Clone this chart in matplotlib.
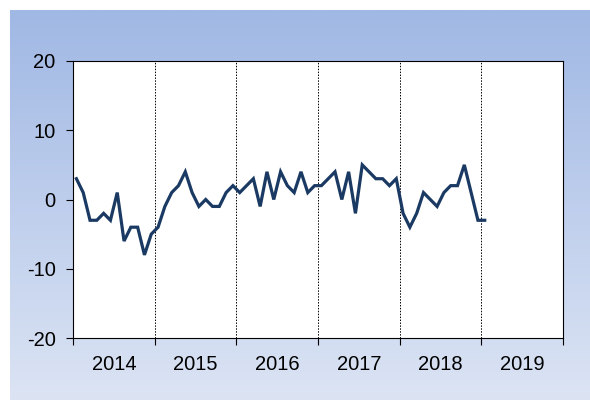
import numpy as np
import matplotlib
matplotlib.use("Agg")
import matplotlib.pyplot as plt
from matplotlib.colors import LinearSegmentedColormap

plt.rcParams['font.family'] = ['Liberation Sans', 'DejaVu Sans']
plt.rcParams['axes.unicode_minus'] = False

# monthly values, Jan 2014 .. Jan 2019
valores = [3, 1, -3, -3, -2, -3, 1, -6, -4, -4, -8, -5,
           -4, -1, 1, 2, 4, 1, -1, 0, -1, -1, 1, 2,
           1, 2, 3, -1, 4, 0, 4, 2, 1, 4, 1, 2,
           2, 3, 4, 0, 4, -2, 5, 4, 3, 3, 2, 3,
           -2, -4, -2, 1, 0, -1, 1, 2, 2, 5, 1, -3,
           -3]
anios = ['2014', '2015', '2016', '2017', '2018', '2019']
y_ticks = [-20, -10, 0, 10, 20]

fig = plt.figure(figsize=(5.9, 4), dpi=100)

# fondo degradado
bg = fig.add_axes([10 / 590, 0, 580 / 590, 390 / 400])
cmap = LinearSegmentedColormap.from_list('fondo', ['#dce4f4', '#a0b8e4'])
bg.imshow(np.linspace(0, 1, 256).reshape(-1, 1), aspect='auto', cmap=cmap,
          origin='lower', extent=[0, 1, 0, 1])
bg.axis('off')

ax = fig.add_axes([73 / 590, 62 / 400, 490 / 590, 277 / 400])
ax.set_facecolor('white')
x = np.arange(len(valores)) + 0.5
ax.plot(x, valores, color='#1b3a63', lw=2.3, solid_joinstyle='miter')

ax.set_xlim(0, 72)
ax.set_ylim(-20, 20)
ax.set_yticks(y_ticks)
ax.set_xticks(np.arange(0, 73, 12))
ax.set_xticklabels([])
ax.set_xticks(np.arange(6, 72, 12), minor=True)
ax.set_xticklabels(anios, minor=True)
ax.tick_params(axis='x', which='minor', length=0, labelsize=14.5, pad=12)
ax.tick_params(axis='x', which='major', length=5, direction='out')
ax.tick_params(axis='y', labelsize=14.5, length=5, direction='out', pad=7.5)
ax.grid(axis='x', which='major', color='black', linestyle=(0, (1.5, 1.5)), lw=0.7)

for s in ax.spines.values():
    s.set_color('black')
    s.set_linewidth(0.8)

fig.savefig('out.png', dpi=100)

Instructions for the task =>
Write down every line of the data above that includes the string "matplotlib".

Task response =>
Clone this chart in matplotlib.
import matplotlib
matplotlib.use("Agg")
import matplotlib.pyplot as plt
from matplotlib.colors import LinearSegmentedColormap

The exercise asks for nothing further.